Vous avez peut-être l’impression que certaines décisions sont prises sur un coup de dé, et que certains décideurs sont en fait des parieurs, qui misent sur un numéro en espérant qu’il sorte.
Pour autant, le type de hasard auquel vous êtes confronté lorsque vous jouez aux dés, à la loterie ou à la roulette n’a rien à voir avec la vraie vie. Le hasard de la loterie, c’est un hasard atténué, domestiqué, dévitalisé, qu’on appelle l’aléatoire, en référence au latin « aleatorius », qui signifie « qui concerne le jeu de hasard ». D’ailleurs, le mot hasard dérive lui-même d’un mot arabe désignant le jeu de dés.
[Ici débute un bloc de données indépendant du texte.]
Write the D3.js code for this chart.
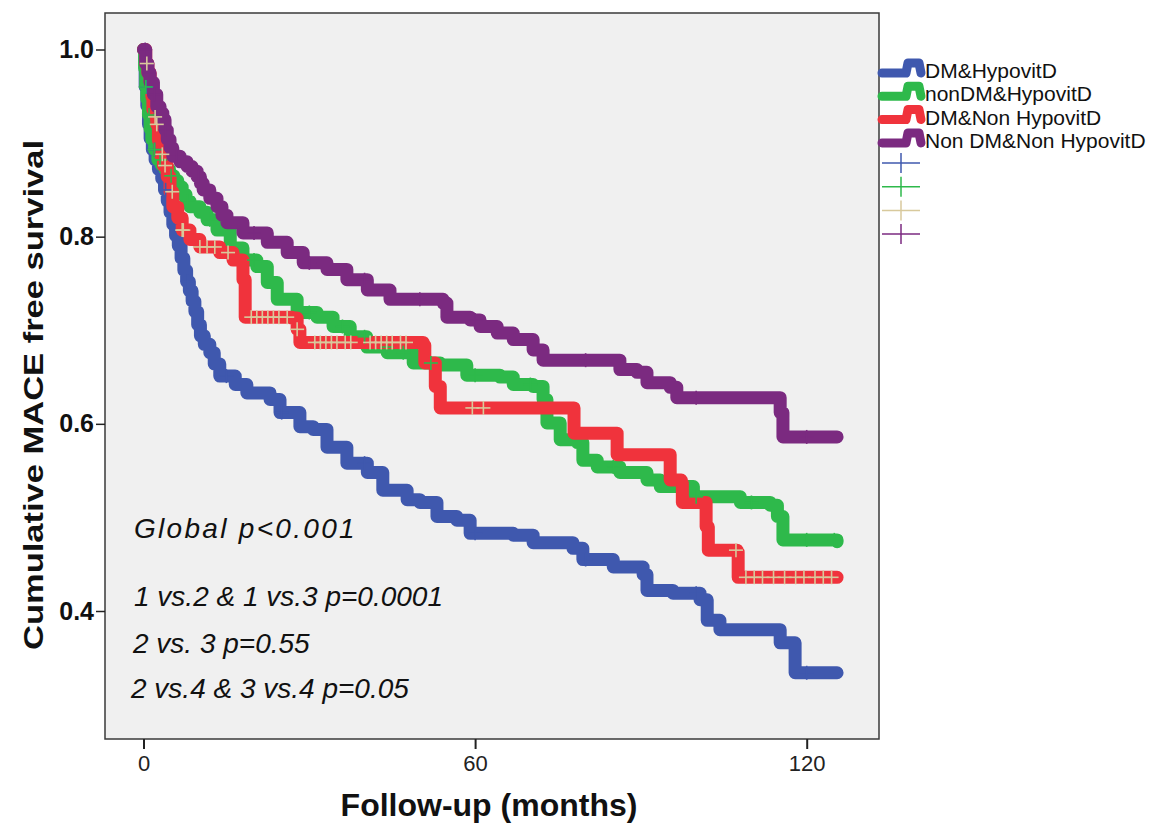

Dans un système aléatoire vous savez par avance tout ce qui peut se passer : tous les états finaux possibles sont connus et immuables. Le dé n’a que six faces et la roulette ne comprend que trente-six numéros, plus le zéro. De fait, vous pouvez calculer la probabilité de chacun de ces événements et donc le gain ou la perte potentielle de votre mise. Dans cet environnement probabiliste, le calcul du risque est aisé et précis. L’aléatoire caractérise les systèmes fermés.
À l’inverse, les décisions que vous prenez dans votre vie ou dans votre entreprise sont confrontées à un univers ouvert : vous ne disposez pas à l’avance de la liste exhaustive de tous les événements susceptibles de se produire. Des situations inédites peuvent survenir. Une cathédrale construite il y a 800 ans peut brûler en quelques heures, un gouvernement peut confiner sa population pour combattre une pandémie, et un réseau social chinois peut devenir une source d’information clé en Roumanie. De fait, si tous les états possibles du système ne sont pas connus, le calcul du risque de chaque événement devient impossible. C’est un peu comme si aux dés il sortait subitement un sept, ou qu’à la roulette, le croupier annonçait « 37 », « -15 », voire « Pi ». De fait, pour désigner l’incertitude du monde réel, on parle non pas d’aléatoire, mais d’improbable : ce qui ne peut pas se probabiliser.
Or, être confronté à l’improbable est une situation tellement inconfortable, voire vertigineuse, que nous préférons « faire comme si » il s’agissait d’aléatoire, et nous nous rassurons en calculant des probabilités, en estimant des risques et en construisant des modèles prédictifs. Un des outils les plus classiques de l’évaluation des projets, le calcul de la valeur actuelle nette, est un exemple flagrant de cette illusion : pour choisir entre deux projets, on actualise leurs gains futurs sur les 5 ou 10 prochaines années, alors qu’en réalité nous n’avons aucune certitude sur le fait qu’il y aura effectivement des gains l’année prochaine. Nous ne savons même pas si nous aurons encore des euros l’année prochaine.
En fait, en confondant l’improbable et l’aléatoire, nous appliquons la célèbre maxime selon laquelle « lorsqu’on est perdu à Londres, mieux vaut avoir un plan de Paris que pas de plan du tout ». C’est peut-être rassurant, mais c’est faux.